The qualities I call the “formative
five”—empathy, self-control, integrity, embracing diversity, and grit—comprise
these intrapersonal and interpersonal success skills and become human literacy.
These success skills must be
consciously taught, included in the curriculum at every grade level and in
every subject matter. The difference between empathy and sympathy—embracing the
feelings held by others and seeing things the way they do versus simply
mourning their condition—should be taught to elementary grade students, for
example. High school students should investigate when protagonists in
literature have exhibited honesty but not integrity. Self-control should be a
focus in every class, as students work to improve by identifying and changing
habits that are counterproductive to their learning.
Teachers and principals should look
for opportunities to help children understand their backgrounds and biases as a
first step in appreciating and celebrating others who are different than
themselves. A school’s halls and walls should highlight student growth and
positive trajectory, not just displaying perfect papers or the art work of the
top 10% of the students. And everyone appreciating the role of good failures in
learning—working to make new mistakes—creates a learning organization.
Teachers and principals
sometimes agree that these success skills should be taught, but they add that
they don’t have enough time to address them. It’s true that we do a much better
job of adding expectations than discarding responsibilities, but these success
skills are too important not to be directly taught throughout the curriculum.

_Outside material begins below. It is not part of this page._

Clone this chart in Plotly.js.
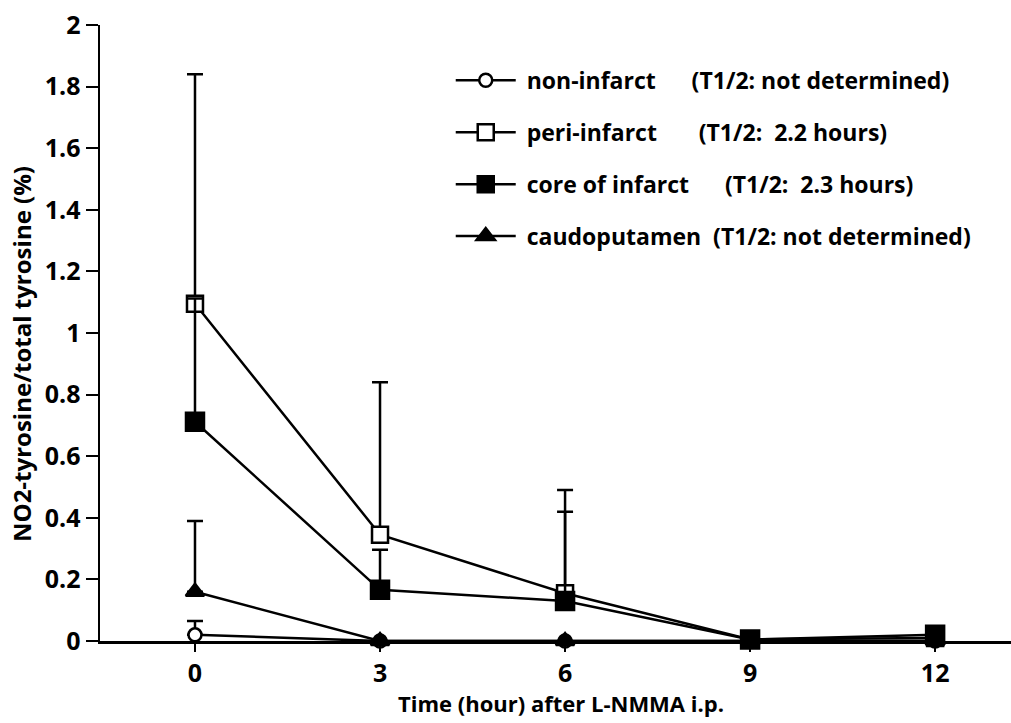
<!DOCTYPE html>
<html>
<head>
<meta charset="utf-8">
<script src="https://cdn.plot.ly/plotly-3.0.1.min.js"></script>
<style>html,body{margin:0;padding:0;background:#fff;}#chart{width:1011px;height:723px;}</style>
</head>
<body>
<div id="chart"></div>
<script>
// Data
const timeHours = [0, 3, 6, 9, 12];
const NB = "\u00A0";
const seriesNames = [
  NB + "non-infarct" + NB.repeat(6) + "(T1/2: not determined)",
  NB + "peri-infarct" + NB.repeat(7) + "(T1/2:" + NB + NB + "2.2 hours)",
  NB + "core of infarct" + NB.repeat(6) + "(T1/2:" + NB + NB + "2.3 hours)",
  NB + "caudoputamen" + NB + NB + "(T1/2: not determined)"
];
const nonInfarct = [0.02, 0.0, 0.0, 0.0, 0.0];
const nonInfarctErr = [0.045, 0, 0, 0, 0];
const periInfarct = [1.095, 0.345, 0.155, 0.005, 0.01];
const periInfarctErr = [0.745, 0.495, 0.335, 0, 0];
const coreInfarct = [0.712, 0.166, 0.13, 0.005, 0.02];
const coreInfarctErr = [0.40, 0.13, 0.29, 0, 0];
const caudoputamen = [0.16, 0.0, 0.0, 0.0, 0.0];
const caudoputamenErr = [0.23, 0, 0, 0, 0];
const xTicks = [0, 3, 6, 9, 12];
const yTicks = [0, 0.2, 0.4, 0.6, 0.8, 1, 1.2, 1.4, 1.6, 1.8, 2];

const FONT = "Open Sans, Liberation Sans, sans-serif";
function errBar(arr) {
  return {type: "data", symmetric: false, array: arr, arrayminus: arr.map(() => 0),
          color: "#000", thickness: 2.5, width: 8};
}
function mk(name, y, err, symbol, fill, size, group) {
  return {
    x: timeHours, y: y, name: name, type: "scatter", mode: "lines+markers",
    legendgroup: group, cliponaxis: false,
    line: {color: "#000", width: 2.5},
    marker: {symbol: symbol, size: size, color: fill, line: {color: "#000", width: 2.5}},
    error_y: errBar(err)
  };
}
const traces = [
  mk(seriesNames[0], nonInfarct, nonInfarctErr, "circle", "#fff", 13, "a"),
  mk(seriesNames[1], periInfarct, periInfarctErr, "square", "#fff", 16, "b"),
  mk(seriesNames[2], coreInfarct, coreInfarctErr, "square", "#000", 18, "c"),
  mk(seriesNames[3], caudoputamen, caudoputamenErr, "triangle-up", "#000", 16, "d")
];
const layout = {
  width: 1011, height: 723,
  paper_bgcolor: "#fff", plot_bgcolor: "#fff",
  margin: {l: 100, r: 0, t: 25, b: 82},
  font: {family: FONT, size: 23, color: "#000", weight: 700},
  showlegend: true,
  legend: {x: 0.385, y: 0.945, xanchor: "left", yanchor: "top", bgcolor: "rgba(0,0,0,0)",
           tracegroupgap: 19, itemwidth: 60, font: {family: FONT, size: 23, color: "#000", weight: 700}},
  xaxis: {range: [-1.54, 13.23], tickvals: xTicks, ticktext: xTicks.map(String),
          showline: true, linecolor: "#000", linewidth: 2.5, ticks: "outside", ticklen: 8,
          tickwidth: 2, tickcolor: "#000", showgrid: false, zeroline: false,
          tickfont: {family: FONT, size: 25, color: "#000", weight: 700}},
  yaxis: {range: [0, 2], tickvals: yTicks, ticktext: yTicks.map(String),
          showline: true, linecolor: "#000", linewidth: 2.5, ticks: "outside", ticklen: 12,
          tickwidth: 2, tickcolor: "#000", showgrid: false, zeroline: false,
          tickfont: {family: FONT, size: 25, color: "#000", weight: 700}},
  annotations: [
    {text: "NO2-tyrosine/total tyrosine (%)", xref: "paper", yref: "paper",
     x: -0.0856, y: 0.466, xanchor: "center", yanchor: "middle", textangle: -90, showarrow: false,
     font: {family: FONT, size: 24, color: "#000", weight: 700}},
    {text: "Time (hour) after L-NMMA i.p.", xref: "paper", yref: "paper",
     x: 0.5055, y: -0.1006, xanchor: "center", yanchor: "middle", showarrow: false,
     font: {family: FONT, size: 22, color: "#000", weight: 700}}
  ]
};
Plotly.newPlot("chart", traces, layout, {displayModeBar: false, staticPlot: true});
</script>
</body>
</html>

When we teach empathy, self-control, integrity, embracing diversity, and grit,
we are developing people who will make a positive contribution in every
situation, whether solving a problem at work, coaching a 3rd grade sports team,
or being a good friend.
Because we measure
what we value, we need to find ways to assess and share students’ progress in
these success skills. That doesn’t mean assigning letter grades or numerical
scores; it means using rubrics, student reflections, and digital photographs of
performances or group efforts to capture where students began and how far they
have progressed. Classroom walls and bulletin boards can have photos of
students learning about and exhibiting human literacy. The success skills
should be taught with intentionality and transparency, so students should be
involved in creating the rubrics then reflecting upon and monitoring their
progress. We cannot let our efforts to teach human literacy be deterred by the
fact that these skills are less amenable to measuring and counting than
traditional areas.
When we think about
the future and what skills and understandings our students will need to be
successful, we must begin with the end in mind: We want to develop good people.
By asking what kind of people we want on our team and in our neighborhood, we
will appreciate the need to teach human literacy.